Decidiste meterme en un sanatorio donde lo pasé fatal“.

Y la madre, sin alterarse, reconoce dulcemente su cobardía. Como antes, al principio de la película, reconoce que siendo niños sus hijos los llevó a matar a unos cachorros de perro que su marido, el poeta, había prohibido- “Cuando llegue hoy no quiero ver ningún perro en casa”. Y ella, la mujer anulada que evoca los atardeceres románticos de la mano de ese hombre que es una sombra terrorífica durante toda la película, metió a los cachorritos en una caja de cartón a que hizo unos agujeros y con Leopoldo y Michi de la mano fue hasta un puente y los tiró al agua (a los perros, pero en cierto modo también a los niños. Mató su infancia, un poco más. No se lo perdonarían)

-Mamá, siempre he pensado que por qué hiciste esos agujeros, murmura Michi. (El dulce, el héroe tierno y devastado. Pasto de la Movida años después. Muerto a los 52)

Michi Panero

Y ella responde algo así como que hay que tener clemencia con el condenado a muerte, y sonríe con un gesto diabólico, apenas perceptible. Y te das cuenta de que una madre, incluso sin querer, puede matar a un hijo, a dos, a tres. Condenarlos a esquivar la metralla de una educación perversa en un lugar que parece el paraíso. Agujerear su caja para que respiren, eso sí. Con los cantos de los pájaros y esa nitidez que el blanco y negro confiere a las historias tristes. Que una madre puede detener un corazón frágil, con su poder salvaje, primigenio, y condenarlo a meterse un pico de tristeza o ahogarse en un barril de whisky. (Y sí, diréis ¿qué hay del libre albedrío?. Se ahogó con los cachorros, os diré)
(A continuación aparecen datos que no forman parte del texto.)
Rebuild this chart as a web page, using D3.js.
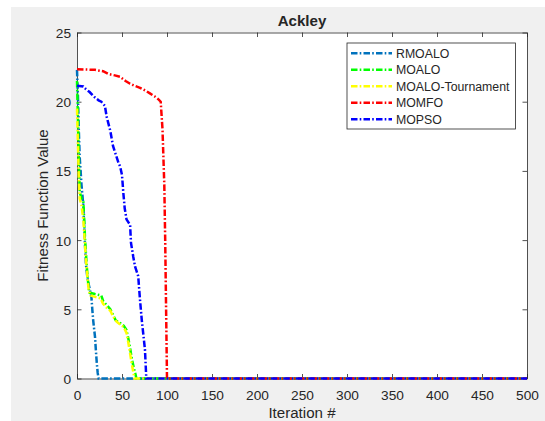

“Para estar desencantado hay que haber estado antes encantado. Yo sólo recuerdo cuatro o cinco momentos de esos  en toda mi vida” (Michi Panero). Y después, no sé si él o su hermano Leopoldo, porque las lágrimas me impidieron concentrarme o porque ambos eran uno, hermanados en la tragedia. Tan bellos y tan grotescos: “Mi madre fue la causa de mi desastre”.

Me pareció que había tardado demasiado tiempo en enfrentarme a los Panero. Que “El Desencanto” es la obra de arte que voces mucho más autorizadas que la mía ya glosaron. Que hay que verla mejor en compañía, para estrechar un brazo o una mano. Que pocas familias sobrevivirían a un careo tan brutal de lo que de verdad piensan sus miembros. Sin épica, sin bálsamos ni mentiras.

“Somos un fin de raza astorgana. Llevamos tanto alcohol que no damos más de sí” (Michi Panero)

Y años después, moribundo, en una entrevista: “Me considero heterosexual, eso de entrada, me he casado dos veces, para
mi desgracia, y he tenido más amantes de las que pude disfrutar. Mi
sexo está bien cuando funciona, como todo. Y cuando crece te lo crees
-cuando te lo crees- como te crees el amor, la comida, el alcohol o la
literatura. Yo creí más en el amor, pero a lo mejor me he equivocado.

(…) llega un momento en que la vida pierde su gracia”.